Day Hike Storrs Pond - Hanover, New Hampshire,
Elevation - 525 to 400 ft (160 to 120 m)
Pack Weight - 15 lb (7 kg)
Distance and Conditions - 4 mi (6.4 km) Temperature 15 F (-9 C) very windy and snowing heavily with 8 in (20 cm) of fresh snow on the ground.



During Long-Term testing the Wandertag pants have fulfilled the role of snow, wind and rain pants. On all occasions they have performed great without any problems. The pants ability to protect against moisture and wind is at the top of my list of positives. On all my hikes I had to deal with moisture in the form of snow, ice or rain. Moisture never made it through the Wandertags even after sitting on snow for a couple of minutes. Next on the positive list is the ability to get the pants on and off over my boots. This was most helpful when it began raining on the Mt. Cardigan backpack that soon became a downpour. I was able to get the pants on quickly enough to avoid the brunt of the storm. Conversely on the Mts. Tom, Field and Willey hike as the day warmed to above freezing temperatures I also quickly warmed. The ability to get the Wandertags off without removing my boots made things easier when there's deep snow cover. The only negative I can list -- and this is nitpicking -- are the pockets. They are not sized or positioned to be of any real storage value. I can fit a bandana or snack bar in a pocket. But the pocket is positioned too far to the front of my leg to be comfortable. When I raise my leg in a high step the object in my pocket becomes tight against my leg. This is not a big deal for me as I can store these items elsewhere.

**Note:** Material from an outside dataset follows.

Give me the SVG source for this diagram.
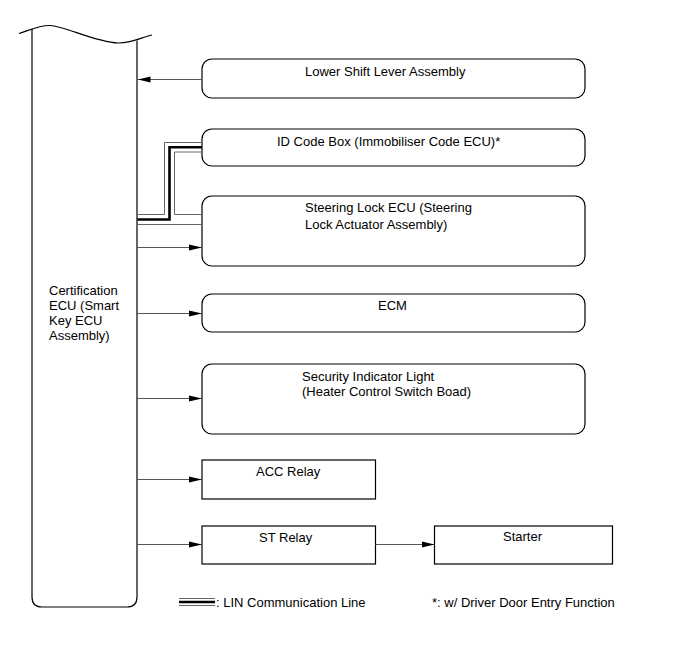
<svg xmlns="http://www.w3.org/2000/svg" width="691" height="660" viewBox="0 0 691 660">
<style>
  .box { fill: #fff; stroke: #000; stroke-width: 1.2; }
  .t { font-family: "Liberation Sans", Arial, sans-serif; font-size: 13px; fill: #000; }
  .conn { fill: none; stroke: #555; stroke-width: 1; }
  .lin { fill: none; stroke: #000; stroke-width: 2.6; }
  .linthin { fill: none; stroke: #666; stroke-width: 1; }
</style>
<defs>
  <marker id="ah" markerWidth="13" markerHeight="8" refX="13" refY="4" orient="auto" markerUnits="userSpaceOnUse">
    <path d="M0,1 L13,4 L0,7 Z" fill="#000"/>
  </marker>
</defs>
<rect width="691" height="660" fill="#fff"/>

<g id="certification-ecu">
  <path d="M19,33.5 C30,30 40,25 50,25.5 C65,26 95,42 118,43 C130,43.5 140,38 152,35" fill="none" stroke="#000" stroke-width="1.2"/>
  <path d="M32,29 V597 Q32,607 42,607 H127 Q137,607 137,597 V40.5" fill="none" stroke="#000" stroke-width="1.2"/>
  <text class="t" x="49" y="295">Certification</text>
  <text class="t" x="49" y="310">ECU (Smart</text>
  <text class="t" x="49" y="325">Key ECU</text>
  <text class="t" x="49" y="340">Assembly)</text>
</g>

<g id="lower-shift-lever">
  <rect class="box" x="202" y="59" width="383" height="39" rx="10"/>
  <text class="t" x="305" y="76">Lower Shift Lever Assembly</text>
</g>

<g id="id-code-box">
  <rect class="box" x="202" y="129" width="383" height="37" rx="10"/>
  <text class="t" x="277" y="146">ID Code Box (Immobiliser Code ECU)*</text>
</g>

<g id="steering-lock-ecu">
  <rect class="box" x="202" y="196" width="383" height="70" rx="10"/>
  <text class="t" x="305" y="212">Steering Lock ECU (Steering</text>
  <text class="t" x="305" y="229">Lock Actuator Assembly)</text>
</g>

<g id="ecm">
  <rect class="box" x="202" y="294" width="383" height="38" rx="10"/>
  <text class="t" x="378" y="310">ECM</text>
</g>

<g id="security-indicator">
  <rect class="box" x="202" y="364" width="383" height="70" rx="10"/>
  <text class="t" x="302" y="381">Security Indicator Light</text>
  <text class="t" x="302" y="396">(Heater Control Switch Boad)</text>
</g>

<g id="acc-relay">
  <rect class="box" x="202" y="460" width="173.5" height="39"/>
  <text class="t" x="256" y="476">ACC Relay</text>
</g>

<g id="st-relay">
  <rect class="box" x="202" y="526" width="173.5" height="38"/>
  <text class="t" x="259" y="542">ST Relay</text>
</g>

<g id="starter">
  <rect class="box" x="434.5" y="526" width="178" height="38"/>
  <text class="t" x="503" y="541">Starter</text>
</g>

<g id="connectors">
  <line class="conn" x1="202" y1="79.5" x2="137.5" y2="79.5" marker-end="url(#ah)"/>
  <line class="conn" x1="137.5" y1="247.5" x2="202" y2="247.5" marker-end="url(#ah)"/>
  <line class="conn" x1="137.5" y1="313.5" x2="202" y2="313.5" marker-end="url(#ah)"/>
  <line class="conn" x1="137.5" y1="398.5" x2="202" y2="398.5" marker-end="url(#ah)"/>
  <line class="conn" x1="137.5" y1="479.5" x2="202" y2="479.5" marker-end="url(#ah)"/>
  <line class="conn" x1="137.5" y1="544.5" x2="202" y2="544.5" marker-end="url(#ah)"/>
  <line class="conn" x1="375.5" y1="544.5" x2="434.5" y2="544.5" marker-end="url(#ah)"/>
  <!-- LIN communication line -->
  <path class="linthin" d="M137.5,214.5 H164.5 V142.5 H202"/>
  <path class="linthin" d="M202,152 H174.5 V214.5 H202"/>
  <path class="linthin" d="M137.5,224.5 H202"/>
  <path class="lin" d="M137.5,219.5 H169.5 V147.3 H202"/>
</g>

<g id="legend">
  <line x1="179" y1="598.5" x2="215" y2="598.5" stroke="#666" stroke-width="1"/>
  <line x1="179" y1="602" x2="215" y2="602" stroke="#000" stroke-width="2.6"/>
  <line x1="179" y1="605.5" x2="215" y2="605.5" stroke="#666" stroke-width="1"/>
  <text class="t" x="216" y="607">: LIN Communication Line</text>
  <text class="t" x="432" y="607">*: w/ Driver Door Entry Function</text>
</g>
</svg>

The Wandertag pants remain in excellent condition. There are no tears, rips or signs of wear. The zippers, drawcords and elastic all remain fully functional.



The Adidas Climaproof Wandertag Pants have help keep me warm and dry during this test series. I have very quickly and easily learned to balance what layers to wear with the Wandertags to match conditions encountered. I have only one very minor negative to report related to the pockets. Overall the most important feature of being windproof and waterproof I have been nothing but positive experiences. I plan to pack the Wandertag pants as my wind and rainpants on my future hiking adventures.

This concludes my Long-Term Report. I would like to extend my appreciation to Adidas and for the opportunity to test the Climaproof Wandertag pants.